In The Church of Jesus Christ, weddings are joyous occasions. It is the creation of a new family unit. In The Church of Jesus Christ, a worthy couple is sealed together as husband and wife in the holy temple. A temple is the house of the Lord where sacred ordinances are performed, and worthy members of the Church make covenants individually with God and as husband and wife. Only worthy members of the Church can attend temple ceremonies—including sealings. Outside the temple, the bride and groom and family can take pictures, but not inside. Couples usually celebrate their union with a reception at another location—possibly a church meetinghouse, reception center, or home.

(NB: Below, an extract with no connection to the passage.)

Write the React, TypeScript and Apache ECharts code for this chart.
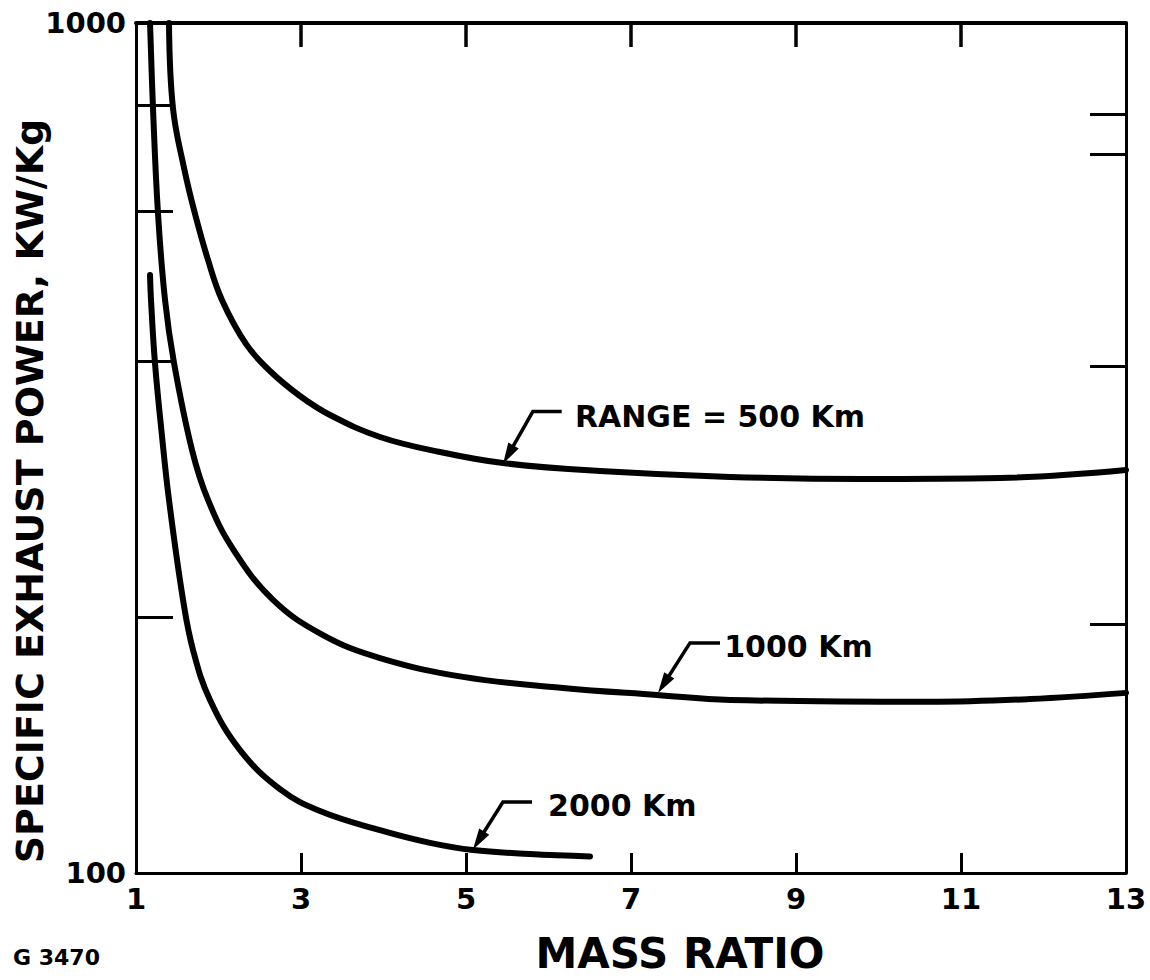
import React, { useEffect, useRef } from "react";
import * as echarts from "echarts";

const FONT = '"DejaVu Sans", "Liberation Sans", sans-serif';

// Axis values
const xMin = 1;
const xMax = 13;
const xInterval = 2;
const yMin = 100;
const yMax = 1000;
const topTickValues = [3, 5, 7, 9, 11];
const leftMinorTicks = [200, 400, 600, 800];
const rightMinorTicks = [196, 395, 700, 780];

// Curves: mass ratio vs specific exhaust power (kW/kg)
const massRatio500 = [1.4, 1.448, 1.582, 1.715, 1.873, 2.042, 2.333, 2.624, 2.988, 3.352, 3.958, 4.685, 5.448, 6.624, 8.2, 9.812, 11.473, 13.0];
const power500 = [1000, 794.3, 675.2, 596.3, 526.3, 472.2, 419.2, 389.6, 364.1, 345.8, 325.8, 312.8, 303.6, 297.1, 292.4, 290.8, 291.6, 297.9];

const massRatio1000 = [1.17, 1.206, 1.267, 1.352, 1.461, 1.679, 1.873, 2.176, 2.661, 3.267, 3.958, 4.964, 6.176, 7.315, 8.2, 10.624, 11.836, 13.0];
const power1000 = [1000, 794.3, 596.3, 472.2, 398.1, 314.5, 274.7, 240.5, 209.6, 190.5, 179.0, 170.1, 165.1, 162.0, 159.8, 159.0, 160.2, 162.9];

const massRatio2000 = [1.17, 1.182, 1.23, 1.315, 1.4, 1.57, 1.691, 1.897, 2.261, 2.745, 3.23, 3.958, 4.564, 5.085, 5.776, 6.503];
const power2000 = [505.2, 472.2, 398.1, 326.7, 274.7, 209.6, 183.0, 159.8, 139.5, 125.5, 118.3, 112.3, 108.5, 106.4, 105.3, 104.6];

const seriesNames = ["RANGE = 500 Km", "1000 Km", "2000 Km"];

// Annotation anchors in data coordinates (tip on curve, elbow, end of leader, label start)
const annotations = [
  { label: "RANGE = 500 Km", tip: [5.45, 303], elbow: [5.81, 349], end: [6.16, 349], text: [6.32, 344] },
  { label: "1000 Km", tip: [7.327, 162.8], elbow: [7.715, 186.5], end: [8.079, 186.5], text: [8.13, 184.5] },
  { label: "2000 Km", tip: [5.085, 106.6], elbow: [5.448, 121.2], end: [5.8, 121.2], text: [5.994, 120.2] },
];

const xTitle = "MASS RATIO";
const yTitle = "SPECIFIC EXHAUST POWER, KW/Kg";
const figureId = "G 3470";

function pairs(xs: number[], ys: number[]) {
  return xs.map((x, i) => [x, ys[i]]);
}

export default function App() {
  const ref = useRef<HTMLDivElement>(null);

  useEffect(() => {
    const chart = echarts.init(ref.current!, null, { renderer: "svg" });
    const black = "#000";
    const lineSeries = (name: string, data: number[][]) => ({
      name,
      type: "line",
      xAxisIndex: 0,
      yAxisIndex: 0,
      data,
      smooth: 0.4,
      showSymbol: false,
      symbol: "none",
      lineStyle: { color: black, width: 6, cap: "round", join: "round" },
      clip: true,
    });

    chart.setOption({
      animation: false,
      backgroundColor: "#fff",
      grid: { left: 136, right: 24, top: 23, bottom: 107, containLabel: false },
      xAxis: [
        {
          type: "value",
          position: "bottom",
          min: xMin,
          max: xMax,
          interval: xInterval,
          splitLine: { show: false },
          axisLine: { show: true, lineStyle: { color: black, width: 3 } },
          axisTick: { show: true, inside: true, length: 20, lineStyle: { color: black, width: 3 } },
          axisLabel: {
            show: true,
            margin: 11,
            color: black,
            fontFamily: FONT,
            fontWeight: "bold",
            fontSize: 29,
            showMinLabel: true,
            showMaxLabel: true,
          },
        },
        {
          type: "value",
          position: "top",
          min: xMin,
          max: xMax,
          splitLine: { show: false },
          axisLine: { show: true, lineStyle: { color: black, width: 4 } },
          axisTick: { show: true, inside: true, length: 24, customValues: topTickValues, lineStyle: { color: black, width: 3.5 } },
          axisLabel: { show: false },
        },
      ],
      yAxis: [
        {
          type: "log",
          logBase: 10,
          position: "left",
          min: yMin,
          max: yMax,
          splitLine: { show: false },
          axisLine: { show: true, lineStyle: { color: black, width: 3 } },
          axisTick: { show: true, inside: true, length: 37, customValues: leftMinorTicks, lineStyle: { color: black, width: 3 } },
          axisLabel: {
            show: true,
            margin: 10,
            color: black,
            fontFamily: FONT,
            fontWeight: "bold",
            fontSize: 29,
            formatter: (v: number) => String(Math.round(v)),
          },
        },
        {
          type: "log",
          logBase: 10,
          position: "right",
          min: yMin,
          max: yMax,
          splitLine: { show: false },
          axisLine: { show: true, lineStyle: { color: black, width: 3 } },
          axisTick: { show: true, inside: true, length: 36, customValues: rightMinorTicks, lineStyle: { color: black, width: 3 } },
          axisLabel: { show: false },
        },
      ],
      series: [
        lineSeries(seriesNames[0], pairs(massRatio500, power500)),
        lineSeries(seriesNames[1], pairs(massRatio1000, power1000)),
        lineSeries(seriesNames[2], pairs(massRatio2000, power2000)),
      ],
    });

    const toPx = (p: number[]) => chart.convertToPixel({ xAxisIndex: 0, yAxisIndex: 0 }, p) as number[];
    const g: any[] = [];
    annotations.forEach((a) => {
      const T = toPx(a.tip);
      const E = toPx(a.elbow);
      const N = toPx(a.end);
      const L = toPx(a.text);
      const dx = T[0] - E[0];
      const dy = T[1] - E[1];
      const len = Math.hypot(dx, dy);
      const ux = dx / len;
      const uy = dy / len;
      const px = -uy;
      const py = ux;
      const AL = 21;
      const AW = 6;
      const base = [T[0] - ux * AL, T[1] - uy * AL];
      g.push({
        type: "polyline",
        shape: { points: [N, E, [T[0] - ux * AL * 0.6, T[1] - uy * AL * 0.6]] },
        style: { stroke: black, lineWidth: 3.5, fill: null, lineJoin: "miter" },
      });
      g.push({
        type: "polygon",
        shape: { points: [T, [base[0] + px * AW, base[1] + py * AW], [base[0] - px * AW, base[1] - py * AW]] },
        style: { fill: black },
      });
      g.push({
        type: "text",
        x: L[0],
        y: L[1],
        style: {
          text: a.label,
          fontFamily: FONT,
          fontWeight: "bold",
          fontSize: 30,
          fill: black,
          align: "left",
          verticalAlign: "middle",
        },
      });
    });
    g.push({
      type: "text",
      x: 680,
      y: 953,
      style: { text: xTitle, fontFamily: FONT, fontWeight: "bold", fontSize: 42, fill: black, align: "center", verticalAlign: "middle" },
    });
    g.push({
      type: "text",
      x: 30,
      y: 491,
      rotation: Math.PI / 2,
      style: { text: yTitle, fontFamily: FONT, fontWeight: "bold", fontSize: 38, fill: black, align: "center", verticalAlign: "middle" },
    });
    g.push({
      type: "text",
      x: 13,
      y: 957,
      style: { text: figureId, fontFamily: FONT, fontWeight: "bold", fontSize: 22, fill: black, align: "left", verticalAlign: "middle" },
    });
    chart.setOption({ graphic: g });

    return () => chart.dispose();
  }, []);

  return (
    <div
      ref={ref}
      style={{ position: "absolute", left: 0, top: 0, width: 1150, height: 980, background: "#fff" }}
    />
  );
}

Elder Richard G. Scott, an Apostle of Jesus Christ, described his wedding day:

Mormon wedding
On July 16, 1953, my beloved Jeanene and I knelt as a young couple at an altar in the Manti Utah Temple. President Lewis R. Anderson exercised the sealing authority and pronounced us husband and wife, wedded for time and for all eternity. I have no power to describe the peace and serenity that come from the assurance that as I continue to live worthily, I will be able to be with my beloved Jeanene and our children forever because of that sacred ordinance performed with the proper priesthood authority in the house of the Lord.
Our seven children are bound to us by the sacred ordinances of the temple. My precious wife, Jeanene, and two of our children are beyond the veil. They provide a powerful motivation for each remaining member of our family to live so that together we will receive all of the eternal blessings promised in the temple.

In The Church of Jesus Christ, all ordinances are officiated over by the priesthood, thus making manifest to each person the love that God has for them as His children. These are special, solemn occasions which serve to bring family members closer to one another in a greater appreciation of their Heavenly Father. For those receiving priesthood ordinances, hearts are turned more faithfully toward the Savior and to diligently serve the needs of all of God’s children.